Most of the problem was my living situation. I'd recently put all my stuff in storage as to lower my overhead. Tickets on Amtrak, however, were sold out in every direction. There was no escaping the cold. Then, another great friend of mine, Melissa, was in a pinch and needed me to watch her dog and guinea pigs for five days. With luck, I thought, those few days would allow the worst of it to pass. Maybe I wouldn't suffer after all. 

 Things started very bad. This great big old bulldog, Bailey, who I've been watched and loved so very much since she was a puppy, who was now 13, dripped blood when she tried to poop. He behavior was normal, however. She ate dinner and still acted goofy while we played. We decided to wait until the next day to figure out getting her to the vet. The next morning came and and she pooped more blood. Nothing else. I filled with dread. My thoughts for her turned morbid. Then she tried to go one more time. At first it was in shock, because it looked like part of her intestines in a bloody pile of poop and bile. She's a goner, I thought. Then as I examined it, I could see that she'd eaten a plastic shopping bag. Relief flooded through my chest. I poked it with a stick, and somehow it was hard. I wondered if her stomach acids somehow altered it. It was clear, the bag had simply cut her on the way out. 

A couple of days into my stay at Melissa's, things were looking up. Fizz, the guinea pig who had been very ill and was only just getting better when I arrived, seemed great. So did Bailey. No more blood.
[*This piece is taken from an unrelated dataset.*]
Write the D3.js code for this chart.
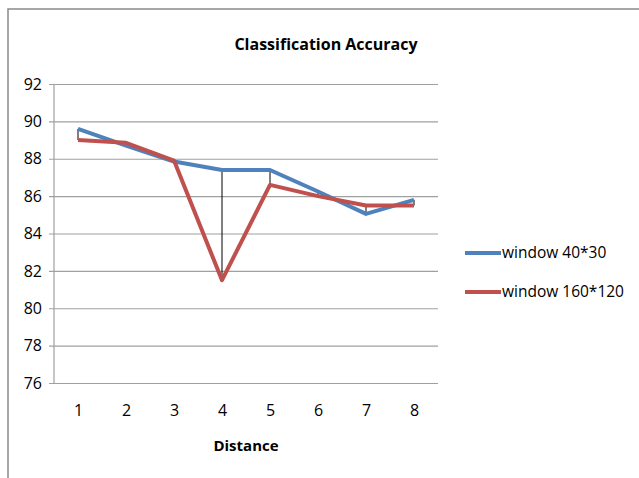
<!DOCTYPE html>
<html>
<head>
<meta charset="utf-8">
<script src="https://cdn.jsdelivr.net/npm/d3@7"></script>
<style>
  body { margin: 0; background: #fff; }
  text { font-family: "Open Sans", sans-serif; fill: #000; }
</style>
</head>
<body>
<div id="chart"></div>
<script>
// data
var distances = [1, 2, 3, 4, 5, 6, 7, 8];
var win40 = [89.6, 88.7, 87.85, 87.4, 87.4, 86.25, 85.05, 85.8];
var win160 = [89.0, 88.85, 87.9, 81.5, 86.6, 86.0, 85.5, 85.5];
var yTicks = [76, 78, 80, 82, 84, 86, 88, 90, 92];
var seriesNames = ['window 40*30', 'window 160*120'];
var colors = ['#4f81bd', '#c0504d'];

var width = 639, height = 478;
var plotLeft = 54, plotRight = 438, plotTop = 84, plotBottom = 383;

var svg = d3.select('#chart').append('svg')
  .attr('width', width)
  .attr('height', height);

// outer frame
svg.append('path')
  .attr('d', 'M8,' + height + 'V9H' + width)
  .attr('fill', 'none')
  .attr('stroke', '#8a8a8a')
  .attr('stroke-width', 1.5);

var x = d3.scalePoint()
  .domain(distances)
  .range([plotLeft, plotRight])
  .padding(0.5);

var y = d3.scaleLinear()
  .domain([76, 92])
  .range([plotBottom, plotTop]);

// gridlines + y axis
var yAxis = d3.axisLeft(y)
  .tickValues(yTicks)
  .tickSize(-(plotRight - plotLeft))
  .tickPadding(12);

var gy = svg.append('g')
  .attr('transform', 'translate(' + plotLeft + ',0)')
  .call(yAxis);
gy.select('.domain').remove();
gy.selectAll('.tick line')
  .attr('x1', -5)
  .attr('stroke', '#a0a0a0')
  .attr('stroke-width', 1.2);
gy.selectAll('.tick text')
  .style('font-size', '16px');

// vertical axis line
svg.append('line')
  .attr('x1', plotLeft).attr('x2', plotLeft)
  .attr('y1', plotTop).attr('y2', plotBottom)
  .attr('stroke', '#a0a0a0')
  .attr('stroke-width', 1.2);

// x labels
var gx = svg.append('g')
  .attr('transform', 'translate(0,' + plotBottom + ')')
  .call(d3.axisBottom(x).tickSize(0).tickPadding(22));
gx.select('.domain').remove();
gx.selectAll('.tick text')
  .style('font-size', '16px');

// high-low lines
var pairs = distances.map(function (d, i) {
  return { d: d, a: win40[i], b: win160[i] };
});
svg.selectAll('.hilo')
  .data(pairs).enter()
  .append('line')
  .attr('class', 'hilo')
  .attr('x1', function (p) { return x(p.d) })
  .attr('x2', function (p) { return x(p.d) })
  .attr('y1', function (p) { return y(p.a) })
  .attr('y2', function (p) { return y(p.b) })
  .attr('stroke', '#000')
  .attr('stroke-width', 1);

// series lines
var line = d3.line()
  .x(function (d, i) { return x(distances[i]) })
  .y(function (d) { return y(d) });

[win40, win160].forEach(function (s, i) {
  svg.append('path')
    .datum(s)
    .attr('d', line)
    .attr('fill', 'none')
    .attr('stroke', colors[i])
    .attr('stroke-width', 4)
    .attr('stroke-linejoin', 'round');
});

// title and axis title
svg.append('text')
  .attr('x', 326).attr('y', 50)
  .attr('text-anchor', 'middle')
  .style('font-size', '16px')
  .style('font-weight', 'bold')
  .text('Classification Accuracy');

svg.append('text')
  .attr('x', 246).attr('y', 451)
  .attr('text-anchor', 'middle')
  .style('font-size', '15px')
  .style('font-weight', 'bold')
  .text('Distance');

// legend
var legend = svg.selectAll('.legend')
  .data(seriesNames).enter()
  .append('g')
  .attr('class', 'legend')
  .attr('transform', function (d, i) { return 'translate(465,' + (253 + i * 39) + ')' });
legend.append('line')
  .attr('x1', 0).attr('x2', 36)
  .attr('stroke', function (d, i) { return colors[i] })
  .attr('stroke-width', 4);
legend.append('text')
  .attr('x', 37).attr('y', 5)
  .style('font-size', '15.5px')
  .text(function (d) { return d });
</script>
</body>
</html>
She was a happy girl, but missed her mom. The weather forecast showed warming temperatures, no rain, and a tailwind out of the north for my first day which would make the cold temperatures to start quite bearable.

It was Sunday and I was to leave towards Cleveland in morning. I went on a quick ride to pick some lush grass and fresh dandelions to feed the guinea pigs. They squeak and dance whenever I feed them anything good, only when I returned, Fizz's cage mate, Bubbles, seemed very lethargic. No squeaks. No climbing up to see if the ones below got better grass. It was late afternoon. By early evening, Bubbles was had gotten worse. Melissa was due home that night. By the time she got there, Bubbles was curled up in a lump. Then he had a series of convulsions. He died in Melissa's arms within an hour of her return. 

I didn't leave that next cold morning, but instead spent the day with Melissa. We went to Max's and buried bubbles under a giant black walnut tree and marked it with a rock that was in the spot I dug. It had flakes if jasper in, just like you see in puddingstone, a speckled conglomerate you find on Lake Michigan's beaches. Max offered loving, kind words to Melissa and plunked some daffodil bulbs into the fresh dirt.